USDA invests more than $1 billion in 97 rural health care projects that served 2.5 million people in 41 states.

USDA invested in 97 rural health care projects that served 2.5 million people in 41 states in Fiscal Year 2017 through the Community Facilities Direct Loan Program. The loans can be used to fund essential community services. For health care, this includes constructing, expanding or improving health care facilities such as hospitals, medical clinics, dental clinics and assisted-living facilities, as well as to purchase equipment. Public bodies, non-profit organizations and federally recognized tribes in rural areas and towns with up to 20,000 people are eligible for these loans.

“USDA invests in a wide range of health care facilities – such as hospitals, clinics and treatment centers – to help ensure that rural residents have access to the same state-of-the art care available in urban and metropolitan areas,” said Agriculture Secretary Sonny Perdue. “I understand that building a prosperous rural America begins with healthy people. Ensuring that rural communities have access to quality medical care is a top priority for USDA.”

USDA financed Community Facilities direct loan projects in the following states: Alaska, Alabama, Arizona, California, Colorado, Delaware, Georgia, Hawaii, Idaho, Illinois, Indiana, Iowa, Kansas, Kentucky, Massachusetts, Maryland, Maine, Michigan, Minnesota, Missouri, Mississippi, Montana, North Dakota, Nebraska, New Hampshire, New Jersey, New Mexico, Nevada, Oklahoma, Oregon, Pennsylvania, South Carolina, South Dakota, Tennessee, Texas, Virginia, Vermont, Washington, Wisconsin, West Virginia, and Wyoming. 

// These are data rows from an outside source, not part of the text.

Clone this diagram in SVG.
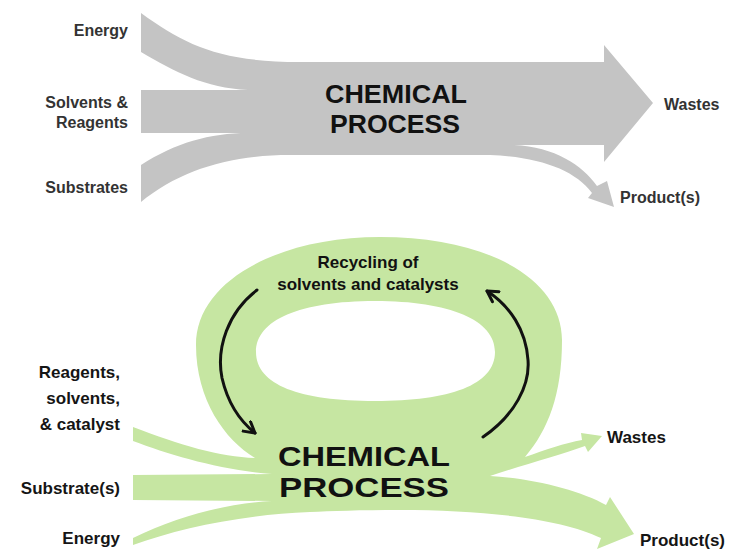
<svg xmlns="http://www.w3.org/2000/svg" width="734" height="549" viewBox="0 0 734 549">
<style>
.lbl{font-family:"Liberation Sans",Arial,sans-serif;font-weight:bold;font-size:16px;fill:#333}
.lblb{font-family:"Liberation Sans",Arial,sans-serif;font-weight:bold;font-size:17px;fill:#151515}
.big{font-family:"Liberation Sans",Arial,sans-serif;font-weight:bold;fill:#111;text-anchor:middle}
.gray{fill:#c4c4c4}
.green{fill:#c6e6a2;fill-rule:evenodd}
.cyc{fill:none;stroke:#111;stroke-width:3;stroke-linecap:round}
</style>
<defs>
<marker id="chev" viewBox="0 0 10 10" refX="8" refY="5" markerWidth="5" markerHeight="5" orient="auto">
<path d="M1,1 L8,5 L1,9" fill="none" stroke="#111" stroke-width="2" stroke-linecap="round" stroke-linejoin="round"/>
</marker>
</defs>
<rect width="734" height="549" fill="#fff"/>

<g id="conventional-process">
<path class="gray" d="M141,13 C185,45 220,62 300,62 L604,62 L604,45 L653,103 L604,162 L604,145 L514,145 C555,147 582,165 597,186 L607,181 L614,207 L588,198 L592,193 C575,170 540,157 490,155 L290,155 C230,155 180,170 141,202 L141,165 C175,143 210,133 248,133 L141,133 L141,90 L248,90 C205,88 175,72 141,52 Z"/>
<text class="big" x="396" y="103" font-size="25" textLength="142" lengthAdjust="spacingAndGlyphs">CHEMICAL</text>
<text class="big" x="395" y="133" font-size="25" textLength="130" lengthAdjust="spacingAndGlyphs">PROCESS</text>
</g>

<g id="top-labels">
<text class="lbl" x="128" y="36" text-anchor="end">Energy</text>
<text class="lbl" x="128" y="108" text-anchor="end">Solvents &amp;</text>
<text class="lbl" x="128" y="128" text-anchor="end">Reagents</text>
<text class="lbl" x="128" y="193" text-anchor="end">Substrates</text>
<text class="lbl" x="664" y="110">Wastes</text>
<text class="lbl" x="620" y="203">Product(s)</text>
</g>

<g id="green-process">
<path class="green" d="M380,237 C490,237 562,280 562,340 C562,395 548,430 525,457 C545,450 565,443 582,440 L581,433 L602,436 L588,452 L585,446 C560,455 520,466 490,476 C530,478 580,490 606,505 L610,497 L634,534 L597,549 L601,538 C560,518 480,510 400,510 C360,510 330,511 310,512 C240,515 180,528 133,545 L133,538 C180,515 230,503 272,501 L133,500 L133,475 L272,474 C220,470 170,455 133,441 L133,427 C180,445 220,457 255,458 C225,440 196,400 196,345 C196,280 280,237 380,237 Z M375,301 C450,301 495,320 495,352 C495,385 450,401 375,401 C300,401 256,385 256,352 C256,320 300,301 375,301 Z"/>
<text class="big" x="364" y="466" font-size="28" textLength="172" lengthAdjust="spacingAndGlyphs">CHEMICAL</text>
<text class="big" x="364" y="497" font-size="28" textLength="170" lengthAdjust="spacingAndGlyphs">PROCESS</text>
<text class="big" x="368" y="268" font-size="17">Recycling of</text>
<text class="big" x="368" y="290" font-size="17">solvents and catalysts</text>
</g>

<g id="connectors">
<path class="cyc" marker-end="url(#chev)" d="M257,290 C228,312 216,348 222,378 C228,404 240,421 255,433"/>
<path class="cyc" marker-end="url(#chev)" d="M483,437 C515,415 530,385 528,360 C526,330 510,306 487,291"/>
</g>

<g id="bottom-labels">
<text class="lblb" x="120" y="378" text-anchor="end">Reagents,</text>
<text class="lblb" x="120" y="404" text-anchor="end">solvents,</text>
<text class="lblb" x="120" y="430" text-anchor="end">&amp; catalyst</text>
<text class="lblb" x="120" y="494" text-anchor="end">Substrate(s)</text>
<text class="lblb" x="120" y="544" text-anchor="end">Energy</text>
<text class="lblb" x="607" y="443">Wastes</text>
<text class="lblb" x="640" y="546">Product(s)</text>
</g>
</svg>
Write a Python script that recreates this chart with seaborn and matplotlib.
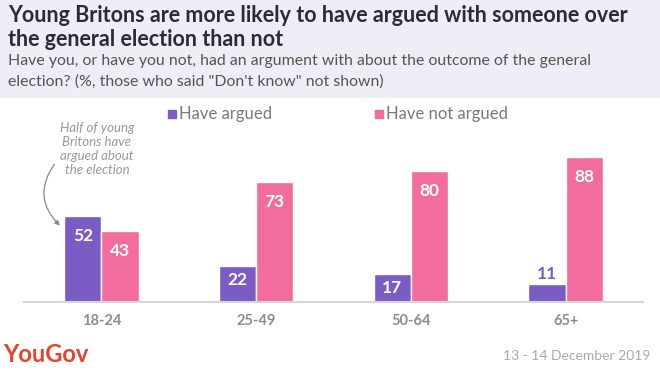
import matplotlib
matplotlib.use("Agg")
import matplotlib.pyplot as plt
import matplotlib.patches as mpatches
import seaborn as sns
import pandas as pd

# ── Data ──────────────────────────────────────────────────────────────────────
age_groups   = ["18-24", "25-49", "50-64", "65+"]
have_argued  = [52, 22, 17, 11]
not_argued   = [43, 73, 80, 88]
series_names = ["Have argued", "Have not argued"]

PURPLE = "#7b5cc4"
PINK   = "#f26d9d"
GREY   = "#8c8c8c"

df = pd.DataFrame({
    "age": age_groups * 2,
    "pct": have_argued + not_argued,
    "series": [series_names[0]] * 4 + [series_names[1]] * 4,
})

sns.set_theme(style="white")
plt.rcParams["font.family"] = ["Lato", "DejaVu Sans"]

W, H = 660, 371
fig = plt.figure(figsize=(W / 100, H / 100), dpi=100)
fig.patch.set_facecolor("white")

# header band
fig.patches.append(mpatches.Rectangle((0, 1 - 97 / H), 1, 97 / H,
                                      transform=fig.transFigure,
                                      color="#efedf6", zorder=0))

fig.text(8 / W, 1 - 16 / H, "Young Britons are more likely to have argued with someone over",
         fontsize=15.5, fontweight="bold", color="#2b2b3a", va="center")
fig.text(8 / W, 1 - 40 / H, "the general election than not",
         fontsize=15.5, fontweight="bold", color="#2b2b3a", va="center")
fig.text(8 / W, 1 - 61 / H, "Have you, or have you not, had an argument with about the outcome of the general",
         fontsize=11.4, color="#555555", va="center")
fig.text(8 / W, 1 - 82 / H, "election? (%, those who said \"Don't know\" not shown)",
         fontsize=11.4, color="#555555", va="center")

# ── Chart ─────────────────────────────────────────────────────────────────────
ax = fig.add_axes([24 / W, 1 - 301.7 / H, 619 / W, 161.7 / H])
sns.barplot(data=df, x="age", y="pct", hue="series", order=age_groups,
            hue_order=series_names, palette=[PURPLE, PINK], width=0.48,
            gap=0, saturation=1, legend=False, ax=ax)
ax.set_xlim(-0.5, 3.5)
ax.set_ylim(0, 98.6)
ax.set_xlabel("")
ax.set_ylabel("")
ax.set_yticks([])
for s in ["top", "left", "right"]:
    ax.spines[s].set_visible(False)
ax.spines["bottom"].set_color("#d6d6d6")
ax.spines["bottom"].set_linewidth(1.5)
ax.tick_params(axis="x", length=0, pad=9, labelsize=10.5, labelcolor=GREY)
for lbl in ax.get_xticklabels():
    lbl.set_fontweight("bold")

for container in ax.containers:
    for bar in container:
        h = bar.get_height()
        cx = bar.get_x() + bar.get_width() / 2
        px_h = h * 1.64
        if px_h < 25:
            ax.annotate(f"{h:.0f}", (cx, h), xytext=(0, 10), textcoords="offset pixels",
                        ha="center", va="center", color=bar.get_facecolor(),
                        fontsize=12.5, fontweight="bold")
        else:
            off = -20 if px_h > 50 else -14
            ax.annotate(f"{h:.0f}", (cx, h), xytext=(0, off), textcoords="offset pixels",
                        ha="center", va="center", color="white",
                        fontsize=12.5, fontweight="bold")

# legend
for x0, name, col in [(168, series_names[0], PURPLE), (375, series_names[1], PINK)]:
    fig.patches.append(mpatches.Rectangle((x0 / W, 1 - 118 / H), 8 / W, 8 / H,
                                          transform=fig.transFigure, color=col))
    fig.text((x0 + 11) / W, 1 - 114 / H, name, fontsize=12, color="#7a7a7a", va="center")

# annotation
fig.text(97 / W, 1 - 149 / H, "Half of young\nBritons have\nargued about\nthe election",
         fontsize=9.5, style="italic", color="#999999", ha="center", va="center",
         linespacing=1.2)
ax.annotate("", xy=(-0.255, 52 * 0.87), xycoords="data",
            xytext=(56 / W, 1 - 162 / H), textcoords="figure fraction",
            arrowprops=dict(arrowstyle="-|>", color="#888888", lw=0.9,
                            connectionstyle="arc3,rad=0.45", mutation_scale=7))

# footer
fig.text(3 / W, 1 - 355 / H, "YouGov", fontsize=17, fontweight="bold",
         color="#e8412c", va="center")
fig.text(650 / W, 1 - 356 / H, "13 - 14 December 2019", fontsize=10,
         color="#aaaaaa", va="center", ha="right")

fig.savefig("out.png", dpi=100)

The following are a few examples of rural health care projects that USDA funded during FY 2017:

  • LifeQuest Nursing Center received a $40 million loan to build a 123-unit assisted-living facility in Quakertown, Pa. The company will also renovate and expand the kitchen and dining area, build a 10- to 15-bed memory care unit, and build an activity room for memory care residents.
  • The Community Health Center of Southeast Kansas Inc. received a $2.8 million loan to construct a 14,000-square-foot health clinic that will house medical, dental and behavioral health services, a pharmacy, and support services. The new facility, in Iola, will enable the center to expand services, hire more staff and care for more patients. More than 13,000 residents will benefit.
  • Rural Development provided a $6.7 million loan to Valley Wide Health Systems Inc. in Cañon City Colo., (Fremont County) to convert a building to an integrated care center for primary, dental and behavioral health services. Consolidating these services into one building will provide better patient care and eliminate the need for patients to travel to different locations. The clinic anticipates an increase of more than 4,000 patients during its first year of operation.

Funding from USDA’s Community Facilities Direct Loan program is playing a major role in Ontario, Ohio. Avita Health System received $91.4 million to transform a vacant section of a shopping mall into a state-of-the-art hospital that provides vital health care, including substance use disorder treatment and mental health services. These services are essential for Ohio communities that have been affected by the opioid epidemic in recent years. The hospital, which opened in March 2017, serves more than 124,000 rural residents in Richland and Crawford counties.